One time I was taking a grappling class and we had some wrestlers come in  and try out the class, we were rolling after class, and one man had me in the guard, I stacked him, got a little off balance and I got triangle'd. They were friendly guys and he said I could have gotten him by moving my other hand up and doing the can opener. As they were teaching it to me, I looked up and saw the instructor with a dammit kind of look on his face. The can opener is not real welcomed by most grappling instructors. If a guy is trying to hold a closed guard, not opening it, and you can stand up, and move your weight over him (stacking) reach behind his head with both hands, grab the back of his neck real tight, keeping real tight on top of him,and do a real fast sit out, that is don't just lean back on your heels, sit out, slap the mat with your butt, like the wrestling drill. As you do this, pull the head forward hard. It hurts, but takes a certain amount of power to pull off. Not sure why its such a hated movement, you can do just as much damage with any number of techniques that are freely taught in most grappling classes. Why the problem with it?


----------



## Andrew Green (Feb 8, 2006)

Neck cranks in general are often frowned on, at least at lower levels.  To many injuries, lots of people just try to tough it out and end up unable to move thier head the next day.  
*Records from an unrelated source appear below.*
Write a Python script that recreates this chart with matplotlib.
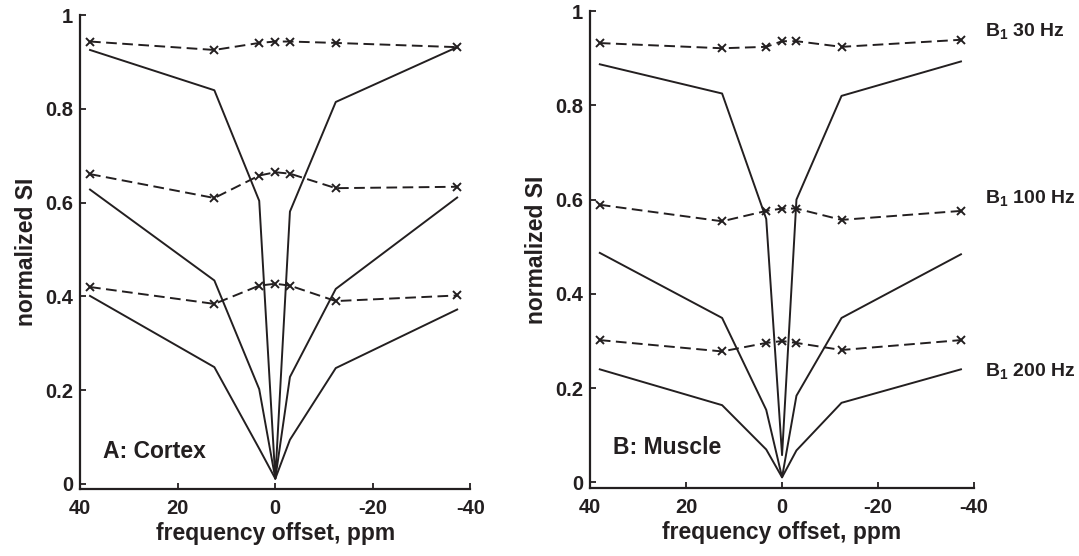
import numpy as np
import matplotlib
matplotlib.use('Agg')
import matplotlib.pyplot as plt

# fonts: bold Arial-like text everywhere
plt.rcParams['font.family'] = ['Liberation Sans', 'DejaVu Sans']
plt.rcParams['font.weight'] = 'bold'
plt.rcParams['axes.labelweight'] = 'bold'
plt.rcParams['axes.unicode_minus'] = False
plt.rcParams['mathtext.fontset'] = 'custom'
plt.rcParams['mathtext.rm'] = 'Liberation Sans:bold'
plt.rcParams['mathtext.it'] = 'Liberation Sans:bold'
plt.rcParams['mathtext.bf'] = 'Liberation Sans:bold'
plt.rcParams['mathtext.default'] = 'rm'

ink = '#231f20'

# frequency offsets (ppm)
offsets = [38.0, 12.5, 3.3, 0.0, -3.0, -12.4, -37.3]

# A: cortex -- dashed (with x markers) and solid curves for each B1
cortex_dash_30 = [0.944, 0.926, 0.941, 0.944, 0.944, 0.941, 0.932]
cortex_solid_30 = [0.926, 0.840, 0.604, 0.011, 0.581, 0.815, 0.932]
cortex_dash_100 = [0.661, 0.610, 0.658, 0.665, 0.662, 0.631, 0.634]
cortex_solid_100 = [0.628, 0.434, 0.202, 0.011, 0.228, 0.416, 0.611]
cortex_dash_200 = [0.420, 0.384, 0.423, 0.427, 0.423, 0.390, 0.402]
cortex_solid_200 = [0.401, 0.249, 0.075, 0.011, 0.094, 0.247, 0.372]

# B: muscle
muscle_dash_30 = [0.932, 0.921, 0.924, 0.936, 0.936, 0.924, 0.939]
muscle_solid_30 = [0.887, 0.825, 0.559, 0.058, 0.600, 0.820, 0.893]
muscle_dash_100 = [0.589, 0.554, 0.576, 0.581, 0.581, 0.557, 0.576]
muscle_solid_100 = [0.487, 0.349, 0.154, 0.011, 0.184, 0.349, 0.484]
muscle_dash_200 = [0.302, 0.278, 0.296, 0.300, 0.296, 0.281, 0.302]
muscle_solid_200 = [0.240, 0.164, 0.070, 0.011, 0.068, 0.169, 0.240]

xticks = [40, 20, 0, -20, -40]
xticklabels = ['40', '20', '0', '-20', '-40']
yticks = [0, 0.2, 0.4, 0.6, 0.8, 1]
yticklabels = ['0', '0.2', '0.4', '0.6', '0.8', '1']

b1_labels = ['B$_1$ 30 Hz', 'B$_1$ 100 Hz', 'B$_1$ 200 Hz']
b1_label_y = [0.946, 0.592, 0.225]


def draw_panel(ax, dashed, solid, tag, tag_y):
    for d in dashed:
        ax.plot(offsets, d, color=ink, lw=1.4, dashes=(5.5, 2.8),
                marker='x', ms=5.5, mew=1.4)
    for s in solid:
        ax.plot(offsets, s, color=ink, lw=1.4)
    ax.set_xlim(40, -40)
    ax.set_ylim(-0.0117, 1)
    ax.set_xticks(xticks)
    ax.set_xticklabels(xticklabels)
    ax.set_yticks(yticks)
    ax.set_yticklabels(yticklabels)
    for side in ['top', 'right']:
        ax.spines[side].set_visible(False)
    for side in ['left', 'bottom']:
        ax.spines[side].set_linewidth(1.6)
        ax.spines[side].set_color(ink)
    ax.tick_params(axis='both', direction='in', length=4, width=1.3,
                   colors=ink, labelsize=14.5)
    ax.tick_params(axis='x', pad=7)
    ax.tick_params(axis='y', pad=5)
    ax.set_xlabel('frequency offset, ppm', fontsize=16.5, fontweight='bold',
                  labelpad=3, color=ink)
    ax.set_ylabel('normalized SI', fontsize=16.5, fontweight='bold',
                  labelpad=5, color=ink)
    ax.text(35.3, tag_y, tag, fontsize=16.5, fontweight='bold',
            ha='left', va='center', color=ink)


fig = plt.figure(figsize=(10.79, 5.56), dpi=100)
ax1 = fig.add_axes([0.0744, 0.12, 0.3615, 0.8525])
ax2 = fig.add_axes([0.547, 0.1223, 0.3556, 0.8579])

draw_panel(ax1, [cortex_dash_30, cortex_dash_100, cortex_dash_200],
           [cortex_solid_30, cortex_solid_100, cortex_solid_200],
           'A: Cortex', 0.0685)
draw_panel(ax2, [muscle_dash_30, muscle_dash_100, muscle_dash_200],
           [muscle_solid_30, muscle_solid_100, muscle_solid_200],
           'B: Muscle', 0.074)

for lab, yy in zip(b1_labels, b1_label_y):
    ax2.text(1.029, yy, lab, transform=ax2.get_yaxis_transform(),
             fontsize=14, fontweight='bold', ha='left', va='baseline',
             color=ink, clip_on=False)

fig.savefig('out.png', dpi=100)
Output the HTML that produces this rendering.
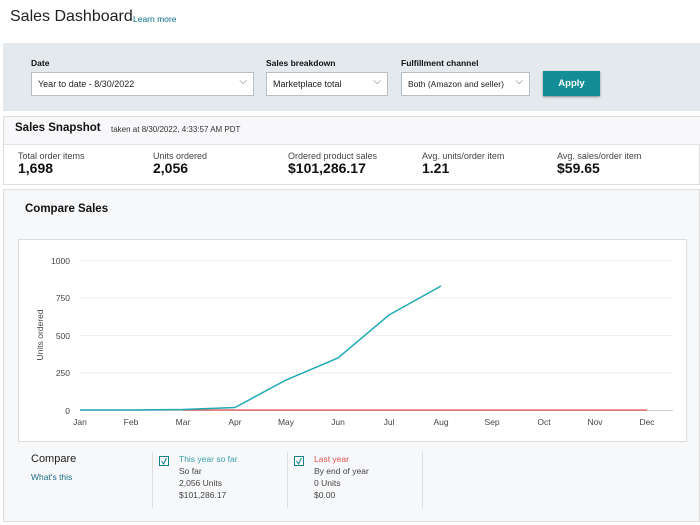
<!DOCTYPE html>
<html><head><style>
*{margin:0;padding:0;box-sizing:border-box}
body{width:700px;height:525px;background:#fff;font-family:"Liberation Sans",sans-serif;color:#111;position:relative;overflow:hidden}
.a{position:absolute}
.sel{position:absolute;top:72px;height:24px;background:#fff;border:1px solid #b8bfc4;font-size:9px;line-height:22px;padding-left:6px;color:#222;white-space:nowrap}
.sel:after{content:"⌵";position:absolute;right:6px;top:-2px;color:#666;font-size:10px}
.lab{position:absolute;top:58px;font-size:8.5px;font-weight:bold;color:#111}
.ml{position:absolute;top:151px;font-size:9px;color:#444}
.mv{position:absolute;top:160px;font-size:14px;font-weight:bold;color:#111}
.t{font-size:8.5px;fill:#444;font-family:"Liberation Sans",sans-serif}
</style></head><body>
<div class="a" style="left:10px;top:8px;font-size:16px;color:#222">Sales Dashboard</div>
<div class="a" style="left:133px;top:14px;font-size:8.5px;color:#0a6b8a">Learn more</div>
<div class="a" style="left:3px;top:43px;width:697px;height:68px;background:#e3e9ec"></div>
<div class="lab" style="left:31px">Date</div>
<div class="lab" style="left:266px">Sales breakdown</div>
<div class="lab" style="left:401px">Fulfillment channel</div>
<div class="sel" style="left:31px;width:223px">Year to date - 8/30/2022</div>
<div class="sel" style="left:266px;width:122px">Marketplace total</div>
<div class="sel" style="left:401px;width:129px;font-size:8.5px">Both (Amazon and seller)</div>
<div class="a" style="left:543px;top:71px;width:57px;height:25px;background:#138e96;color:#fff;font-size:9.5px;font-weight:bold;text-align:center;line-height:25px;box-shadow:0 1px 2px #888">Apply</div>
<div class="a" style="left:3px;top:116px;width:697px;height:69px;border:1px solid #ddd;background:#fff"></div>
<div class="a" style="left:4px;top:117px;width:696px;height:28px;background:#f8f7fa;border-bottom:1px solid #e4e4e4"></div>
<div class="a" style="left:15px;top:122px;font-size:11.5px;font-weight:bold">Sales Snapshot</div>
<div class="a" style="left:111px;top:125px;font-size:8px;color:#333">taken at 8/30/2022, 4:33:57 AM PDT</div>
<div class="ml" style="left:18px">Total order items</div><div class="mv" style="left:18px">1,698</div>
<div class="ml" style="left:153px">Units ordered</div><div class="mv" style="left:153px">2,056</div>
<div class="ml" style="left:288px">Ordered product sales</div><div class="mv" style="left:288px">$101,286.17</div>
<div class="ml" style="left:422px">Avg. units/order item</div><div class="mv" style="left:422px">1.21</div>
<div class="ml" style="left:557px">Avg. sales/order item</div><div class="mv" style="left:557px">$59.65</div>
<div class="a" style="left:3px;top:189px;width:697px;height:333px;background:#f7f8fa;border:1px solid #ddd"></div>
<div class="a" style="left:25px;top:203px;font-size:11.5px;font-weight:bold">Compare Sales</div>
<div class="a" style="left:18px;top:239px;width:669px;height:203px;background:#fff;border:1px solid #ddd"></div>
<svg class="a" style="left:0;top:0" width="700" height="525">
<g stroke="#eee" stroke-width="1">
<line x1="80" y1="260.5" x2="673" y2="260.5"/><line x1="80" y1="298" x2="673" y2="298"/><line x1="80" y1="335.5" x2="673" y2="335.5"/><line x1="80" y1="373" x2="673" y2="373"/>
</g>
<line x1="80" y1="410.5" x2="673" y2="410.5" stroke="#ccc"/>
<g class="t" text-anchor="end"><text x="70" y="264">1000</text><text x="70" y="301">750</text><text x="70" y="339">500</text><text x="70" y="376">250</text><text x="70" y="414">0</text></g>
<text class="t" transform="translate(43,335) rotate(-90)" text-anchor="middle" font-size="8">Units ordered</text>
<g class="t" text-anchor="middle">
<text x="80" y="425">Jan</text><text x="131" y="425">Feb</text><text x="183" y="425">Mar</text><text x="235" y="425">Apr</text><text x="286" y="425">May</text><text x="338" y="425">Jun</text><text x="389" y="425">Jul</text><text x="441" y="425">Aug</text><text x="492" y="425">Sep</text><text x="544" y="425">Oct</text><text x="595" y="425">Nov</text><text x="647" y="425">Dec</text></g>
<line x1="183" y1="410" x2="647" y2="410" stroke="#e05555" stroke-width="1.3"/>
<polyline points="80,410 131,410 183,409.5 235,407.5 286,380 338,358 389,315 441,286" fill="none" stroke="#20aab5" stroke-width="1.5"/>
<line x1="152.5" y1="452" x2="152.5" y2="508" stroke="#ddd"/>
<line x1="287.5" y1="452" x2="287.5" y2="508" stroke="#ddd"/>
<line x1="422.5" y1="452" x2="422.5" y2="508" stroke="#ddd"/>
<rect x="159.5" y="456.5" width="9" height="9" fill="#fff" stroke="#137f88"/><path d="M161.5,461 l2,3 l3,-6" fill="none" stroke="#137f88"/>
<rect x="294.5" y="456.5" width="9" height="9" fill="#fff" stroke="#137f88"/><path d="M296.5,461 l2,3 l3,-6" fill="none" stroke="#137f88"/>
</svg>
<div class="a" style="left:31px;top:453px;font-size:11px;color:#222">Compare</div>
<div class="a" style="left:31px;top:472px;font-size:8.5px;color:#1d6a8a">What's this</div>
<div class="a" style="left:179px;top:453px;font-size:8.5px;line-height:12px;color:#444"><span style="color:#3aa0a8">This year so far</span><br>So far<br>2,056 Units<br>$101,286.17</div>
<div class="a" style="left:314px;top:453px;font-size:8.5px;line-height:12px;color:#444"><span style="color:#d9534f">Last year</span><br>By end of year<br>0 Units<br>$0.00</div>
</body></html>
Some people tend to consider it poor technique as well, and just a muscle move.  I think you'd find it very hard to catch a more advanced grappler with a good guard with this.


----------



## WilliamJ (Feb 13, 2006)

Can openers are frowned upon for a few reasons. It's a muscle move that inflicts pain and on inexperienced people it can cause injuries. It doesn't work against skilled grapplers as anything other than a guard opener and it will NOT get you out of a good triangle. In fact extending your arm is a good way to get armbarred while you are in the triangle. And lastly, against a good guard player a can opener can get you armbarred. Basically there are alot of better options available.


----------